It's hard to tell how meaningful the reviews are. I have used AWS, GCP, DigialOcean, and Linode throughout my career. Every single one of these, through no fault of myself or my team, messed up and caused downtime. Like, you can get most SRE types in a room to laugh if you blurt out "us-east-1", because it's known to be so unreliable. And yet, it's where every Fortune 500 puts every service; we laugh about the reliability and it's literally powering the economy just fine.
So yes, a lot of people on HN complain about fly's reliability. fly posts to HN a lot and gives them the opportunity. Is it actually meaningful compared to the alternatives? It's very hard to tell.
First: this is 100% a "live by the sword, die by the sword" situation for us. We're as aware as anybody about our weird HN darling status (this is a post from two months ago, about an announcement from many months ago, that spent like 12 hours plastered to the front page; we have no idea why it hit today, and it actually stepped on another thing we wanted to post today so don't think we secretly orchestrated any of this!). We've allowed ourselves to be ultra-visible here, and threads like this are natural consequence.
Moreover: a lot of this criticism is well warranted! I can cough up a litany of mitigating factors (the guy who stored his database in ephemeral instance storage instead of a volume, for instance), but I mean, come on. The single most highly upvoted and trafficked thing we've ever written was a post a year ago owning up to reliability issues on the platform. People have definitely had issues!
A fun cop-out answer here is to note all the times people compare us to AWS or Cloudflare, as if we were a hyperscaler public cloud. More fun still is to search HN for stories about us-east-1. We certainly do that to self-sooth internally! And: also? If your only consideration for picking a place to host an application is platform reliability? You're hosting on AWS anyways. But it's still a cop-out.
So I guess I'd sum all this up as: we've picked a hard problem to work on. Things are mathematically guaranteed to go wrong even if we're perfect, and we are not that. People should take criticisms of us on these threads seriously. We do. This is a tough crowd (the threads, if not the vote scores on our blog post) and there's value in that. Over the last year, and through this upcoming year, staffing for infra reliability has been the single biggest driver of hiring at Fly.io, I think that's the right call, and I think the fact that we occasionally get mauled on threads is part of what enabled us to make that call.
(Ordinarily I'd shut up about this stuff and let the thread die out itself, but some dearly loved user of ours took a stand and said they'd never had any problems on us, which: you can imagine the "ohhhhh nooooooo" montage that took place in my brain when I read that someone had essentially dared the thread to come up with times when we'd sucked for some user, so I guess all bets are off. Go easy on Xe, though: they really are just an ultra-helpful uncynical person, and kind of walked into a buzzsaw here).

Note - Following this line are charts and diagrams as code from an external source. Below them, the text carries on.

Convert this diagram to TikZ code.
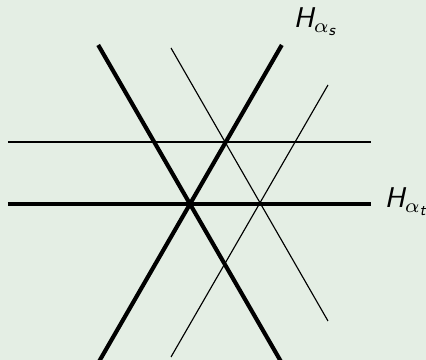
\documentclass[tikz,border=0pt]{standalone}
\definecolor{bgcol}{RGB}{228,238,228}
\newcommand{\sfsub}[1]{\mbox{\fontsize{5.5pt}{6pt}\selectfont\sffamily\itshape #1}}
\tikzset{
  thickline/.style={line width=1.45pt, black},
  thinline/.style={line width=0.4pt, black},
  lab/.style={inner sep=0pt, anchor=base west, font=\sffamily\itshape}
}
\begin{document}
\begin{tikzpicture}[x=0.35pt,y=-0.35pt]
\useasboundingbox (0,0) rectangle (426,360);
\fill[bgcol] (0,0) rectangle (426,360);
\clip (0,0) rectangle (426,360);
% coordinates
\coordinate (hL) at (8,204);
\coordinate (hR) at (371,204);
\coordinate (tL) at (8,142);
\coordinate (tR) at (371,142);
\coordinate (aTop) at (98.2,45);
\coordinate (aBot) at (281.8,363);
\coordinate (bTop) at (281.8,45);
\coordinate (bBot) at (98.2,363);
\coordinate (cTop) at (171,48);
\coordinate (cBot) at (328,321);
\coordinate (dTop) at (328,85);
\coordinate (dBot) at (171,357);
% thin lines
\draw[thinline] (tL) -- (tR);
\draw[thinline] (cTop) -- (cBot);
\draw[thinline] (dBot) -- (dTop);
% thick lines
\draw[thickline] (hL) -- (hR);
\draw[thickline] (aTop) -- (aBot);
\draw[thickline] (bBot) -- (bTop);
% labels
\node[lab] (ls) at (293,28) {H$_{\alpha_{\sfsub{s}}}$};
\node[lab] (lt) at (384,208) {H$_{\alpha_{\sfsub{t}}}$};
\end{tikzpicture}
\end{document}
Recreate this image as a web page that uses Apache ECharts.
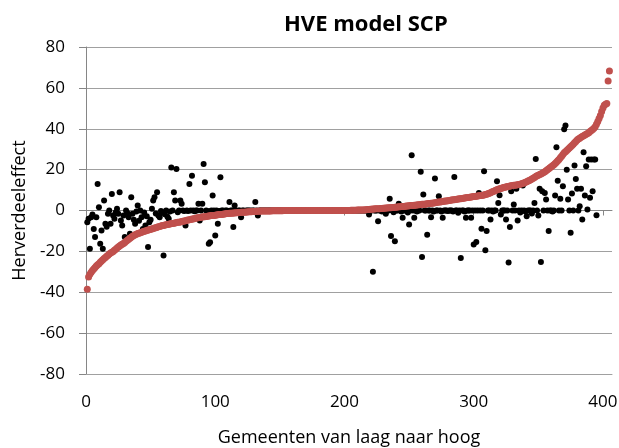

I also don't know why HN is so upset about people willing to help out in the threads. The way I see it is, if you talk about your product on HN, inevitably someone will remember they have a support inquiry while HN is open, and ask it there instead of over email. Since employees are probably reading HN, they are naturally going to want to answer or say they escalated there. I don't think it's some sort of scam, just what any reasonable person would do.
It's become a YC cliche, that the way to get support for any issue is to get a complaint upvoted to the top of a thread. People used to talk about "Collison installs", which are real-use product demos that are so slick your company founder (in this case Stripe's 'pc) can just wander around installing your product for people to evangelize it; there should be another Collison term for decisively resolving customer support issues by having the founder drop into a thread, and I think that's the vibe people are reacting to here.
ok possibly not alone, maybe the issues happened before I started using them extensively. I've had ~no downtime that affects me in 7 months.
I do wish they had some features I need, but their support and responses are top notch. And I've lost much less hair and time than I would going full-blown AWS or another cloud provider.
To be fair most hosting providers come with plenty of public complaints about downtime. The big ones do way better, the best one is AWS, then GC and last Azure. They cost stupid money though.
Digital ocean has been terrible for me, some regions just go down every month and I lose thousands of requests, increasing my churn rate.
Fly.io had tons of weird issues but it got better in the last months. It's still very incomplete in terms of functionality and figuring out how to deploy the first time is a massive pain.
My plan is to add Hetzner and load balance with bunnycdn across DO and H
Actually here is a good example: Cloudflare. Sure people complain a ton about privacy but I haven't seen a single complaint about the reliability of Cloudflare Workers or similar product in the dozens of threads I've seen on HN
this is what I thought, until once I spent two days to publish a new, trivial code change to my Fly.io hosted API — it just wouldn't update! And every time I tried to re-publish it'd give me a slightly different error.
When it works, it's brilliant. The problem is that it hasn't worked too well in the last few months.